◆ **What you will do**: Begin with the line that contains "Give me the matplotlib source for this chart." and continue down through the line that contains "ax.spines[s].set_linewidth(1.8)"; reproduce those lines exactly and only those.

◆ **Information given**:
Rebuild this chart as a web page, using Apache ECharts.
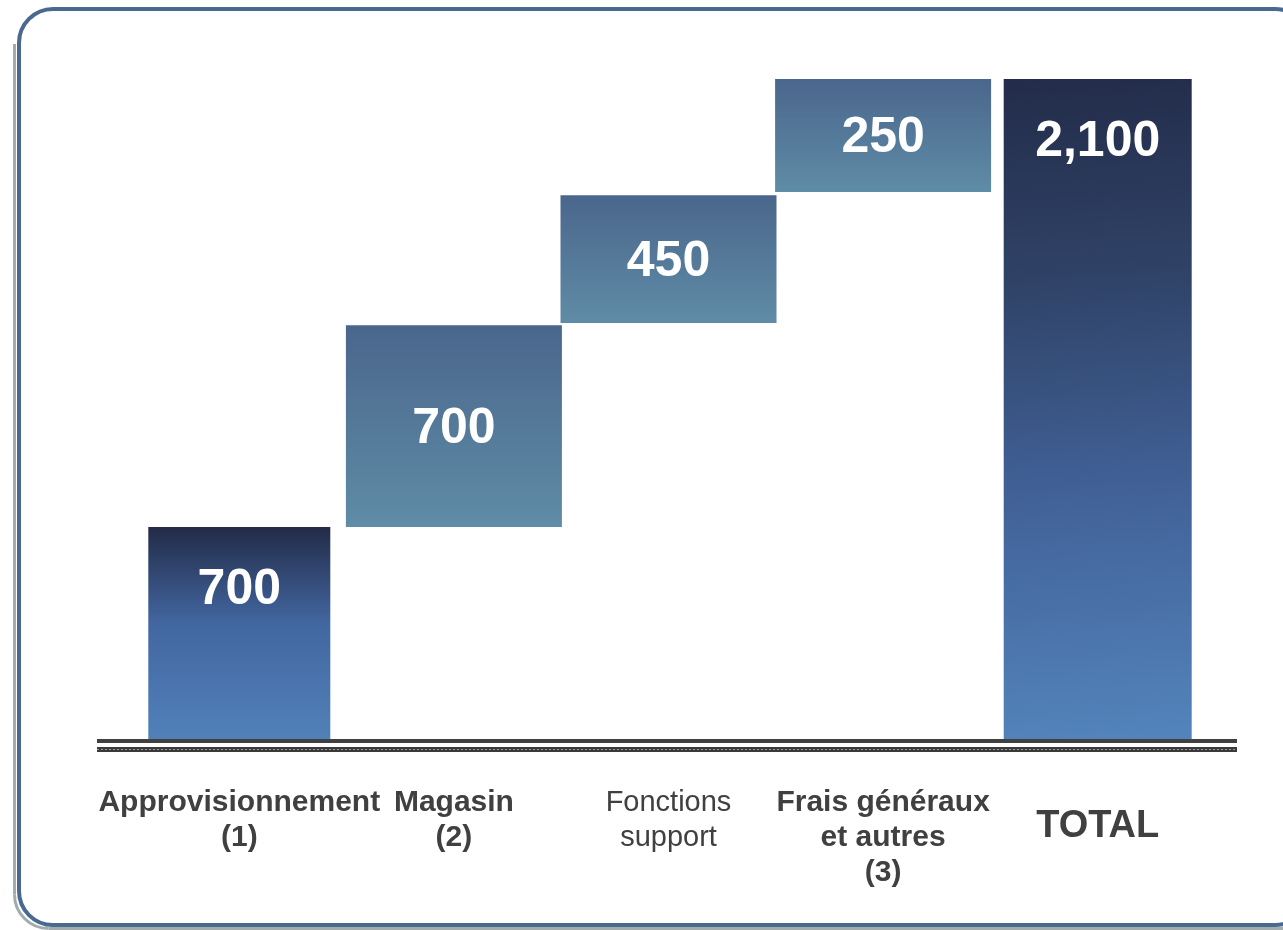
==
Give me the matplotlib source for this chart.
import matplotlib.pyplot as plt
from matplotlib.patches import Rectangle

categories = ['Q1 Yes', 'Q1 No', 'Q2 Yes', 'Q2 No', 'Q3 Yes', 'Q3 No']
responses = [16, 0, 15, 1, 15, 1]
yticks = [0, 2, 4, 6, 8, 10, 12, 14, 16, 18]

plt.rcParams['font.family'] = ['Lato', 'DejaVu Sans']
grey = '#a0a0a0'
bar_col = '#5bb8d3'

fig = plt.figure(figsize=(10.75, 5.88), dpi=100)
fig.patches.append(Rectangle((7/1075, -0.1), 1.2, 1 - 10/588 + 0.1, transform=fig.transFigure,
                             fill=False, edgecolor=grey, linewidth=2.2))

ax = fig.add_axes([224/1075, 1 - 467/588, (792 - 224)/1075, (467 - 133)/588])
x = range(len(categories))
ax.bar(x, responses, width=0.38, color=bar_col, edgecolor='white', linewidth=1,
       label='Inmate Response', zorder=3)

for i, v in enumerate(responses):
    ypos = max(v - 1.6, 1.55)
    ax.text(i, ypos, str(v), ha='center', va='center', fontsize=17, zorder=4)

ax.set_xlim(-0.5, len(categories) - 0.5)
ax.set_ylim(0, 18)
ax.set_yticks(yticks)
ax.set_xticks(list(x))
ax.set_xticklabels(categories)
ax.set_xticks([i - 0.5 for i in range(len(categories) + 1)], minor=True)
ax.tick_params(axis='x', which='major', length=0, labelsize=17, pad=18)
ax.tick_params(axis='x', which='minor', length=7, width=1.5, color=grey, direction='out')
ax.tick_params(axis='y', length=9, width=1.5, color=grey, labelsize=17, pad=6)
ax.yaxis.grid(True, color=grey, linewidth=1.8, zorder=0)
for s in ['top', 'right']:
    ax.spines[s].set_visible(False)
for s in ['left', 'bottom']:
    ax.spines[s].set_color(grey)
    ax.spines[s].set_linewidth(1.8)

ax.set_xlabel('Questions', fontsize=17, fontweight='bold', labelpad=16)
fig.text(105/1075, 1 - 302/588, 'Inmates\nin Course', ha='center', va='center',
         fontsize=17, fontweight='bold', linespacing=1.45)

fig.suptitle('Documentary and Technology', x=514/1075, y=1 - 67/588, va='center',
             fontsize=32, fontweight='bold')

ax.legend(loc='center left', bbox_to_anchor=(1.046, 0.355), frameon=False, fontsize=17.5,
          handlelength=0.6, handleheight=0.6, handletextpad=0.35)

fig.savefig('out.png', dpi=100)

◆ **Task output**:
Give me the matplotlib source for this chart.
import matplotlib.pyplot as plt
from matplotlib.patches import Rectangle

categories = ['Q1 Yes', 'Q1 No', 'Q2 Yes', 'Q2 No', 'Q3 Yes', 'Q3 No']
responses = [16, 0, 15, 1, 15, 1]
yticks = [0, 2, 4, 6, 8, 10, 12, 14, 16, 18]

plt.rcParams['font.family'] = ['Lato', 'DejaVu Sans']
grey = '#a0a0a0'
bar_col = '#5bb8d3'

fig = plt.figure(figsize=(10.75, 5.88), dpi=100)
fig.patches.append(Rectangle((7/1075, -0.1), 1.2, 1 - 10/588 + 0.1, transform=fig.transFigure,
                             fill=False, edgecolor=grey, linewidth=2.2))

ax = fig.add_axes([224/1075, 1 - 467/588, (792 - 224)/1075, (467 - 133)/588])
x = range(len(categories))
ax.bar(x, responses, width=0.38, color=bar_col, edgecolor='white', linewidth=1,
       label='Inmate Response', zorder=3)

for i, v in enumerate(responses):
    ypos = max(v - 1.6, 1.55)
    ax.text(i, ypos, str(v), ha='center', va='center', fontsize=17, zorder=4)

ax.set_xlim(-0.5, len(categories) - 0.5)
ax.set_ylim(0, 18)
ax.set_yticks(yticks)
ax.set_xticks(list(x))
ax.set_xticklabels(categories)
ax.set_xticks([i - 0.5 for i in range(len(categories) + 1)], minor=True)
ax.tick_params(axis='x', which='major', length=0, labelsize=17, pad=18)
ax.tick_params(axis='x', which='minor', length=7, width=1.5, color=grey, direction='out')
ax.tick_params(axis='y', length=9, width=1.5, color=grey, labelsize=17, pad=6)
ax.yaxis.grid(True, color=grey, linewidth=1.8, zorder=0)
for s in ['top', 'right']:
    ax.spines[s].set_visible(False)
for s in ['left', 'bottom']:
    ax.spines[s].set_color(grey)
    ax.spines[s].set_linewidth(1.8)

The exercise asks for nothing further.